Fronted by Hong Kong entrepreneur Robert Chua, CETV has been broadcasting 12 hours a day since Dec. 1 in a “soft launch” period. But Chua will be offering six hours of new programming per day from March 11, with the rest made up of repeat blocks.
Chua is targeting Mandarin-speaking viewers throughout Southeast Asia with CETV, broadcasting from the Chinese-owned Apstar-1 satellite, but his main focus is on mainland China’s 200 million TV households. He has signed agreements with Singapore Cable Vision, CMC in Taiwan, which he says will deliver 1.3 million and 1.7 million households, respectively, on launch, and he has letters of intent from “several” cable companies in China.
The question asked, over and over again, however, is where Chua got the money to launch CETV. Originally, he estimated start-up costs at $100 million, which were dramatically revised to $30 million over the first year, with $10 million in launch costs. It didn’t come from his own pocket – the very studio he operates from in Kowloon is rented, and he says he put only HK$500,000 (less than $1 million) of his own money into CETV.

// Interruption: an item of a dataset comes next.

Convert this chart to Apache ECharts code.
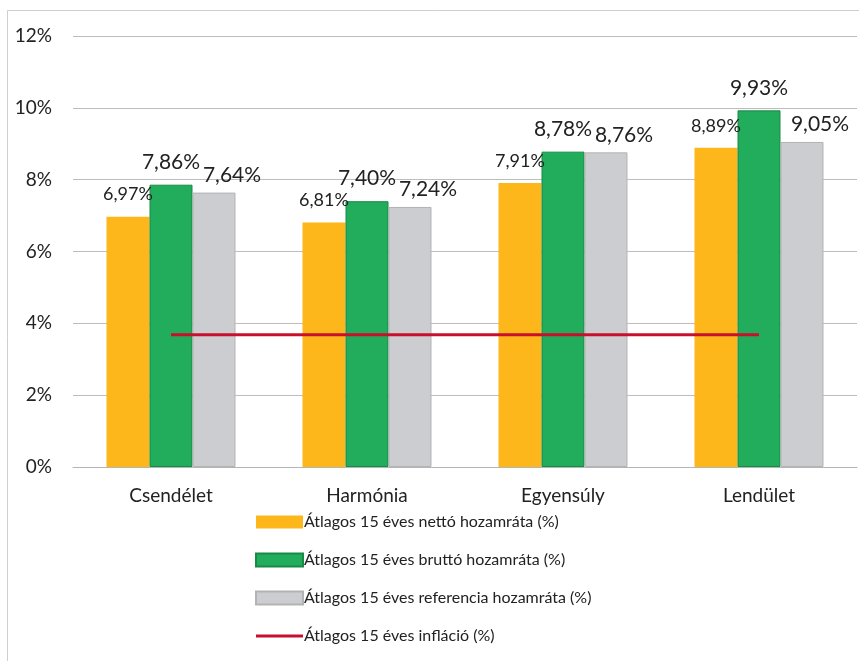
<!DOCTYPE html>
<html><head><meta charset="utf-8">
<script src="https://cdn.jsdelivr.net/npm/echarts@6/dist/echarts.min.js"></script>
<style>html,body{margin:0;padding:0;background:#fff}#c{width:859px;height:661px}</style>
</head><body><div id="c"></div>
<script>
const categories = ['Csendélet', 'Harmónia', 'Egyensúly', 'Lendület'];
const netto = [6.97, 6.81, 7.91, 8.89];
const brutto = [7.86, 7.40, 8.78, 9.93];
const referencia = [7.64, 7.24, 8.76, 9.05];
const inflacio = [3.68, 3.68, 3.68, 3.68];
const yTicks = [0, 2, 4, 6, 8, 10, 12];
const names = ['Átlagos 15 éves nettó hozamráta (%)', 'Átlagos 15 éves bruttó hozamráta (%)', 'Átlagos 15 éves referencia hozamráta (%)', 'Átlagos 15 éves infláció (%)'];

const FF = 'Lato, "Open Sans", sans-serif';
const fmt = p => p.value.toFixed(2).replace('.', ',') + '%';
const chart = echarts.init(document.getElementById('c'));
chart.setOption({
  animation: false,
  textStyle: { fontFamily: FF },
  graphic: [{ type: 'rect', shape: { x: 7.5, y: 10.5, width: 900, height: 700 }, style: { fill: 'none', stroke: '#cfcfcf', lineWidth: 1 }, silent: true }],
  grid: { left: 73, right: 2, top: 36, bottom: 194 },
  legend: {
    orient: 'vertical', left: 250, top: 509, itemWidth: 47, itemHeight: 13, itemGap: 22,
    icon: 'rect',
    textStyle: { fontSize: 16, color: '#222', fontFamily: FF, padding: [0, 0, 0, -4] },
    data: [
      { name: names[0] }, { name: names[1] }, { name: names[2] },
      { name: names[3], icon: 'path://M0,0 L0.01,0 L0.01,0.01 Z M47,13 L46.99,13 L46.99,12.99 Z M0,5 L47,5 L47,8 L0,8 Z', itemStyle: { color: '#C8102E' } }
    ]
  },
  xAxis: {
    type: 'category', data: categories,
    axisTick: { show: false },
    axisLine: { lineStyle: { color: '#b5b5b5' } },
    axisLabel: { fontSize: 19, color: '#222', margin: 19, fontFamily: FF }
  },
  yAxis: {
    type: 'value', min: yTicks[0], max: yTicks[yTicks.length - 1], interval: 2,
    axisLabel: { formatter: v => v + '%', fontSize: 19, color: '#222', margin: 21, fontFamily: FF },
    splitLine: { lineStyle: { color: '#bdbdbd' } },
    axisLine: { show: false }, axisTick: { show: false }
  },
  series: [
    { name: names[0], type: 'bar', data: netto, barWidth: 43, barGap: '0%',
      itemStyle: { color: '#FDB71A' },
      label: { show: true, position: 'top', distance: 13, formatter: fmt, fontSize: 18, color: '#222', fontFamily: FF } },
    { name: names[1], type: 'bar', data: brutto, barWidth: 43,
      itemStyle: { color: '#22AD5C', borderColor: '#178a45', borderWidth: 1 },
      label: { show: true, position: 'top', distance: 12, formatter: fmt, fontSize: 21, color: '#222', fontFamily: FF } },
    { name: names[2], type: 'bar', data: referencia, barWidth: 43,
      itemStyle: { color: '#CBCDD0', borderColor: '#b3b3b3', borderWidth: 1 },
      label: { show: true, position: 'top', distance: 7, offset: [18, 0], formatter: fmt, fontSize: 21, color: '#222', fontFamily: FF } },
    { name: names[3], type: 'line', data: inflacio, symbol: 'none',
      lineStyle: { color: '#C8102E', width: 3 }, itemStyle: { color: '#C8102E' }, z: 5 }
  ]
});
</script></body></html>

Chua has signed an agreement with the umbrella TV organization Central TV in China to rebroadcast blocks of CETV on 10 stations representing 36% of the viewing audience in China.
Wholly advertiser-supported, Chua’s CETV will go free-to-air for the first year and has signed Proctor & Gamble, Lauda Air and Chinese property and consumer products companies as founder advertisers.

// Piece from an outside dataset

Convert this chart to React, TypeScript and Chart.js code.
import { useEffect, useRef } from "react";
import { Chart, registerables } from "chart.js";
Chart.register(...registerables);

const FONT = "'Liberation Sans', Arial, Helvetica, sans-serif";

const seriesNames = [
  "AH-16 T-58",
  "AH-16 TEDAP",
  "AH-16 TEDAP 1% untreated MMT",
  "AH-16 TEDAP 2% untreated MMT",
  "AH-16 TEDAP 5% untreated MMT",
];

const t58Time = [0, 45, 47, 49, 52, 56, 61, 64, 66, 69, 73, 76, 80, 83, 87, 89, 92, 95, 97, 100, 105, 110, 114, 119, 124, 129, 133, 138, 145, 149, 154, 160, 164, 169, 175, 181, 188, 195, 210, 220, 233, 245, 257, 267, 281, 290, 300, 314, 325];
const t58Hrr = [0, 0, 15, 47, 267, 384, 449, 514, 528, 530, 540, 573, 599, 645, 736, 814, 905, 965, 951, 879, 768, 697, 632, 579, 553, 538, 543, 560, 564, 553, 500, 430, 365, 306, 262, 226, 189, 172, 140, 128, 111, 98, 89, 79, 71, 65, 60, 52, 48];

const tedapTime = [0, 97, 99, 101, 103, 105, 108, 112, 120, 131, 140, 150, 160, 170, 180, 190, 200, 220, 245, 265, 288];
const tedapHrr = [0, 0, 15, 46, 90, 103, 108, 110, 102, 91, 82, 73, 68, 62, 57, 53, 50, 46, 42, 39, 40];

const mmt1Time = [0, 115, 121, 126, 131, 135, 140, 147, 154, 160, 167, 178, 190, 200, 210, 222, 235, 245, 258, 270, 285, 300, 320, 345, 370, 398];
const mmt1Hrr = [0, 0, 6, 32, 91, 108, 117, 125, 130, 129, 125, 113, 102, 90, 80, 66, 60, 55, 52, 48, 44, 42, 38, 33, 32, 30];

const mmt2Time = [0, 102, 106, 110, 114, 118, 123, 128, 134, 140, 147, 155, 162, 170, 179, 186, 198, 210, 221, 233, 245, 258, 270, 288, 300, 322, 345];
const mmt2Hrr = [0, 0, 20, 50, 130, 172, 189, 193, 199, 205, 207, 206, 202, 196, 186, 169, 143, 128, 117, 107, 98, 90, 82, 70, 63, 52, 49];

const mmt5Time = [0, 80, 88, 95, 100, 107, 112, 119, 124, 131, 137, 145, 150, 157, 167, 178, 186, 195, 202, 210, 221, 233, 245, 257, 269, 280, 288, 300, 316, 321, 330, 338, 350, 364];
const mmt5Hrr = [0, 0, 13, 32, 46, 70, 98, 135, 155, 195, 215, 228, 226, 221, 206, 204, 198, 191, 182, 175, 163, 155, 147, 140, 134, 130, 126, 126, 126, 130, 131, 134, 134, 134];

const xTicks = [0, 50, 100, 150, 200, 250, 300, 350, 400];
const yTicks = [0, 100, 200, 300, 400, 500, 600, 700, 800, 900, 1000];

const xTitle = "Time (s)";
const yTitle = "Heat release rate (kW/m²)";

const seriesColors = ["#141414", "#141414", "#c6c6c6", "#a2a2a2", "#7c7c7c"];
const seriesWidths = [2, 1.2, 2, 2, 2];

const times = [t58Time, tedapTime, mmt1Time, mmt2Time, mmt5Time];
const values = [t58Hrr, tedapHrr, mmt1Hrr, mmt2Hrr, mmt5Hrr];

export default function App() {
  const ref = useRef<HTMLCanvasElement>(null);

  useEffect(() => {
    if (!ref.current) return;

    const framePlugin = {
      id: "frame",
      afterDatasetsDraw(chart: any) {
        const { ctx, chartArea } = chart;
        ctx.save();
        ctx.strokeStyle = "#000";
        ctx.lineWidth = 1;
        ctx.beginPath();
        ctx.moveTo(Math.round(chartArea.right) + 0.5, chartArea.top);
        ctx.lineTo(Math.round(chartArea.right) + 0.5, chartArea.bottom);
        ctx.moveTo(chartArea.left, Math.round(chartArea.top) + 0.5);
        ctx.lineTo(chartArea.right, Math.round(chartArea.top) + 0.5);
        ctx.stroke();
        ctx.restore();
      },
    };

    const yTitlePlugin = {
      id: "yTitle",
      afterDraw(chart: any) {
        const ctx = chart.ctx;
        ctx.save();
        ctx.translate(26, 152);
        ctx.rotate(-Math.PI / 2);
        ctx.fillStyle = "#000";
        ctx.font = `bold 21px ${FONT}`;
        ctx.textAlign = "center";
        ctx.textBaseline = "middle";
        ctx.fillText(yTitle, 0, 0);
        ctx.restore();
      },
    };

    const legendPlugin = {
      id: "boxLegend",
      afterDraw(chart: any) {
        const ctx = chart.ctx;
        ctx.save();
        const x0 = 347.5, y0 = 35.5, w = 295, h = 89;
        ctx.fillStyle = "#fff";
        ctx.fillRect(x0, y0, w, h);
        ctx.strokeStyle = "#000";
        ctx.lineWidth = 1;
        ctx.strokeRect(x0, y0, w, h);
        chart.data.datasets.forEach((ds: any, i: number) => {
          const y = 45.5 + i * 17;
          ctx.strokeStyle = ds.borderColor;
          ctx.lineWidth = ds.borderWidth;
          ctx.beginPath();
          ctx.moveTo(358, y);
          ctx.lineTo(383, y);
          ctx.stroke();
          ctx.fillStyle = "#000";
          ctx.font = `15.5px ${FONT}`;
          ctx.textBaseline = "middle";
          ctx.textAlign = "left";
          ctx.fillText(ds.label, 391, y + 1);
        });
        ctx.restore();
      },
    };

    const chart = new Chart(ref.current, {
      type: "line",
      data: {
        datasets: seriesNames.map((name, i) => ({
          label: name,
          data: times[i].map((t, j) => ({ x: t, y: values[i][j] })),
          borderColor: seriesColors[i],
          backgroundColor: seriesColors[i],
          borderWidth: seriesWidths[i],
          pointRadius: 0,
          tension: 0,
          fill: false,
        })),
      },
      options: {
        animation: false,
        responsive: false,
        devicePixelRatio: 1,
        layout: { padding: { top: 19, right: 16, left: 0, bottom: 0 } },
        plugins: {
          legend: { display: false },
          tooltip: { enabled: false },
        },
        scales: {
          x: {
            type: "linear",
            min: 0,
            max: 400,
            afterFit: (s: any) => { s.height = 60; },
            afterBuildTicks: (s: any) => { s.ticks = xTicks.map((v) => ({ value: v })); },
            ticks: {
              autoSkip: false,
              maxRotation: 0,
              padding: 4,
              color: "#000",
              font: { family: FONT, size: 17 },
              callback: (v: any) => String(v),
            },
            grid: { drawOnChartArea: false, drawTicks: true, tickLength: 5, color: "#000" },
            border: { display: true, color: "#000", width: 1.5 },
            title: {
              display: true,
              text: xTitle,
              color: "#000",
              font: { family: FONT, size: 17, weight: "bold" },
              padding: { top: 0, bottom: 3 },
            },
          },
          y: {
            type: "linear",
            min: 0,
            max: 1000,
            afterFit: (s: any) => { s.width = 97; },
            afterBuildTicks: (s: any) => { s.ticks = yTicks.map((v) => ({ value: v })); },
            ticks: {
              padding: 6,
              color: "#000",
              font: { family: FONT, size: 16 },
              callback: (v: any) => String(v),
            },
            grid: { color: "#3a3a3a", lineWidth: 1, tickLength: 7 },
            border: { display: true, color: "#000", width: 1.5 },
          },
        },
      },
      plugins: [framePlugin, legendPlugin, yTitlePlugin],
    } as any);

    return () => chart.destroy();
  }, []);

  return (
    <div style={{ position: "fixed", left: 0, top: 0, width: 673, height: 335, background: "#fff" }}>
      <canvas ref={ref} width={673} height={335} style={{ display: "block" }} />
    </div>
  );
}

Chua’s rates range from $800 for a 30-second spot in fringe periods to $3,800 for a 30-second slot in primetime. Chua says CETV will have no way to accurately monitor audience ratings until the middle of the year.
Chua has set CETV’s content at one-third locally produced, one-third international programming and the final third from the Hong Kong archives of government station RTHK International programming already slotted on CETV includes “PM Magazine,” “Lifestyles of the Rich and Famous” and “Hello Austria.”
At the moment the service goes out unencrypted, though Chua plans to start charging subscription fees by the end of 1996. CETV hopes to break even by the end of 1996.